Starting at the first line of the listing below, repeat each line up to and including the one containing "const refValue = 0;". Leave out pictures.

[Code that draws figures]
-*-
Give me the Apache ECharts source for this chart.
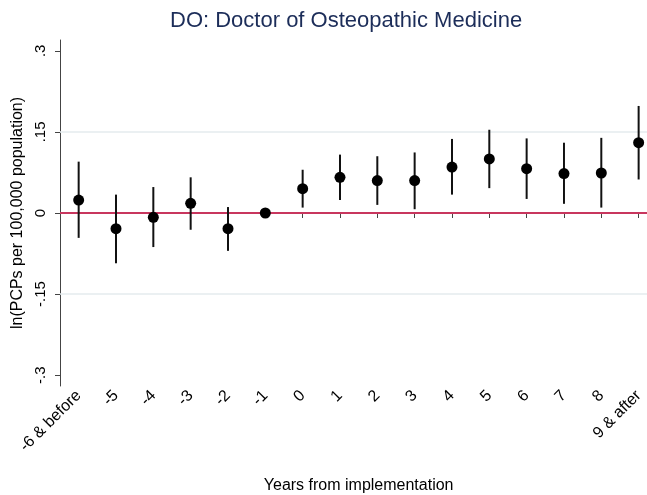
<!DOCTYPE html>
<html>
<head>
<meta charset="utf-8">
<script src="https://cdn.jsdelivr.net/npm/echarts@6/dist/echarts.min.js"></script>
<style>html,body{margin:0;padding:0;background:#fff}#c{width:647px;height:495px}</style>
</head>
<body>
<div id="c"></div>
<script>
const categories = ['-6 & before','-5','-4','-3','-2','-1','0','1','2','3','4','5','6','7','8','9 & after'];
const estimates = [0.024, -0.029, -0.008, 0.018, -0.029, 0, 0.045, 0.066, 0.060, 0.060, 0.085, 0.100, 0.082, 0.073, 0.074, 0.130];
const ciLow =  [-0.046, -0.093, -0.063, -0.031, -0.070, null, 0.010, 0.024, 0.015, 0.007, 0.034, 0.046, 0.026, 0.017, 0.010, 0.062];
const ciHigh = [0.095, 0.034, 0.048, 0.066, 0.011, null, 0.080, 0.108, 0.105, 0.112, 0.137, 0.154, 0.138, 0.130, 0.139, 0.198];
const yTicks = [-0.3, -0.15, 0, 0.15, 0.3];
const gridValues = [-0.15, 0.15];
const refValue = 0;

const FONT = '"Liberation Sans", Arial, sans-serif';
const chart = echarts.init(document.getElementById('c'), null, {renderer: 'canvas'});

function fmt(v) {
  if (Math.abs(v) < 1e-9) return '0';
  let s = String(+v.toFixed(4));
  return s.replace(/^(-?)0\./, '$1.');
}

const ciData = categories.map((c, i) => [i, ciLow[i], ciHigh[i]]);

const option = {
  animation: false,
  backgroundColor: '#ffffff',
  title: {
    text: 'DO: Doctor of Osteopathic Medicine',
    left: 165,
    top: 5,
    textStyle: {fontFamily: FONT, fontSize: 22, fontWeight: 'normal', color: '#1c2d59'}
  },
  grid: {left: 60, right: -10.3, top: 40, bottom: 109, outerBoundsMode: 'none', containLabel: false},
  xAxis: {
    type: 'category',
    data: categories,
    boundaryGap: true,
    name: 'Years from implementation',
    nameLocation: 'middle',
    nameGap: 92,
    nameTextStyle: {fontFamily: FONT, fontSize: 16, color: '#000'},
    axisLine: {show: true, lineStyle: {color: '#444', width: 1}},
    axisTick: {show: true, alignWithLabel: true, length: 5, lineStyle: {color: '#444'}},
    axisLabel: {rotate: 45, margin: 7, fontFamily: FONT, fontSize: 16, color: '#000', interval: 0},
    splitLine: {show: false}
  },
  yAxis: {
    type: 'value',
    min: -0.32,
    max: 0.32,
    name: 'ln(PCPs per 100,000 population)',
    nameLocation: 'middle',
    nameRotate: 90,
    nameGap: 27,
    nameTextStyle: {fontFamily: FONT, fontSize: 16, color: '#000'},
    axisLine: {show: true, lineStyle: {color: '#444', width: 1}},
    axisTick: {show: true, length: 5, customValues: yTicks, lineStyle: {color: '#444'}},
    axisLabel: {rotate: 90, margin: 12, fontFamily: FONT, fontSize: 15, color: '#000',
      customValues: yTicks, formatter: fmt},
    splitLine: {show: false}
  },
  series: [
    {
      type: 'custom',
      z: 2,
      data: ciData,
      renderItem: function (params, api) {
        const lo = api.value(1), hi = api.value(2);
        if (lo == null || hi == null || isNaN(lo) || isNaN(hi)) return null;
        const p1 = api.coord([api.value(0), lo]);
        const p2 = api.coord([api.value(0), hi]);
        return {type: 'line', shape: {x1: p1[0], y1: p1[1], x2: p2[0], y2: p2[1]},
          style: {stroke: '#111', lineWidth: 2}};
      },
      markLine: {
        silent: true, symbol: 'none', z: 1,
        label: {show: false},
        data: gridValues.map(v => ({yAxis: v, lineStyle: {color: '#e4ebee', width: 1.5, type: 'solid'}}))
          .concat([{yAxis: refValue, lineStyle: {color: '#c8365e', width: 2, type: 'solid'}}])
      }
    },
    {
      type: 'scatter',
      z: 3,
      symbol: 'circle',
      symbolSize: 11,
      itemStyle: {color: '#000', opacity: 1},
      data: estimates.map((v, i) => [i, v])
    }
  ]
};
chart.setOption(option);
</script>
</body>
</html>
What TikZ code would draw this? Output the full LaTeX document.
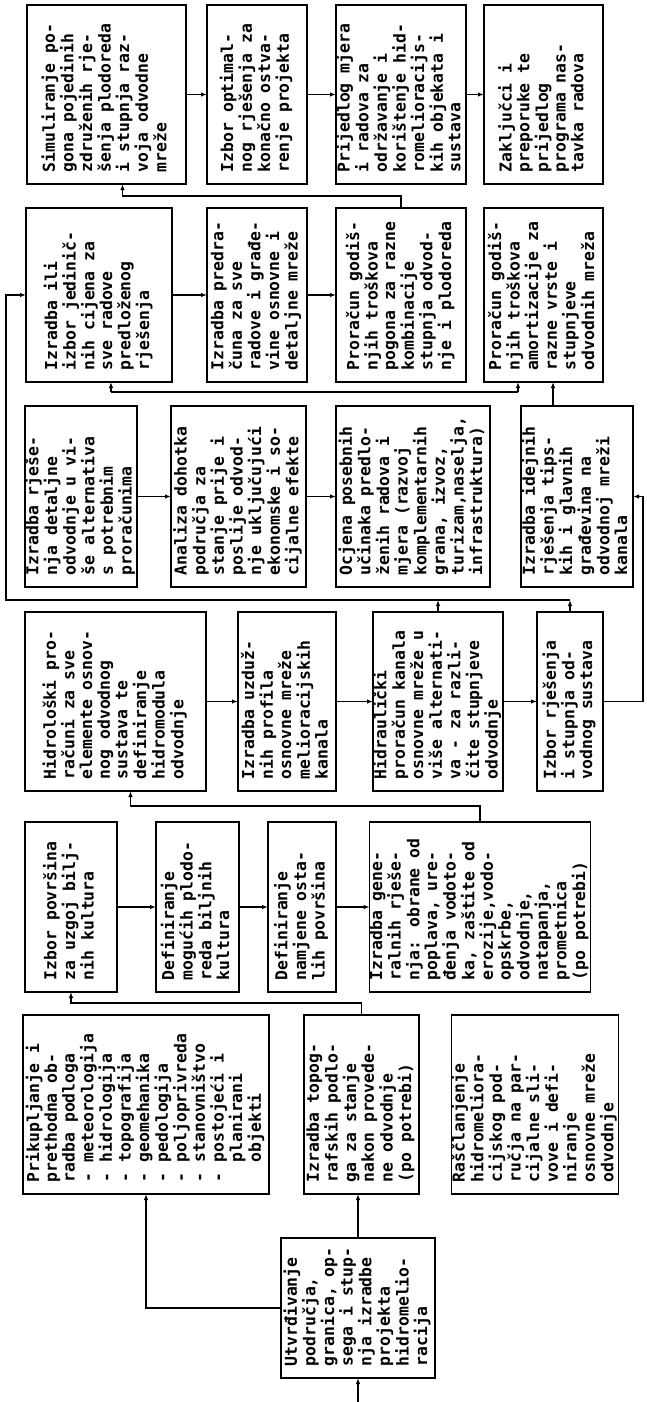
-*-
* _SOLUTION BELOW_:
Give me the Apache ECharts source for this chart.
<!DOCTYPE html>
<html>
<head>
<meta charset="utf-8">
<script src="https://cdn.jsdelivr.net/npm/echarts@6/dist/echarts.min.js"></script>
<style>html,body{margin:0;padding:0;background:#fff}#c{width:647px;height:495px}</style>
</head>
<body>
<div id="c"></div>
<script>
const categories = ['-6 & before','-5','-4','-3','-2','-1','0','1','2','3','4','5','6','7','8','9 & after'];
const estimates = [0.024, -0.029, -0.008, 0.018, -0.029, 0, 0.045, 0.066, 0.060, 0.060, 0.085, 0.100, 0.082, 0.073, 0.074, 0.130];
const ciLow =  [-0.046, -0.093, -0.063, -0.031, -0.070, null, 0.010, 0.024, 0.015, 0.007, 0.034, 0.046, 0.026, 0.017, 0.010, 0.062];
const ciHigh = [0.095, 0.034, 0.048, 0.066, 0.011, null, 0.080, 0.108, 0.105, 0.112, 0.137, 0.154, 0.138, 0.130, 0.139, 0.198];
const yTicks = [-0.3, -0.15, 0, 0.15, 0.3];
const gridValues = [-0.15, 0.15];
const refValue = 0;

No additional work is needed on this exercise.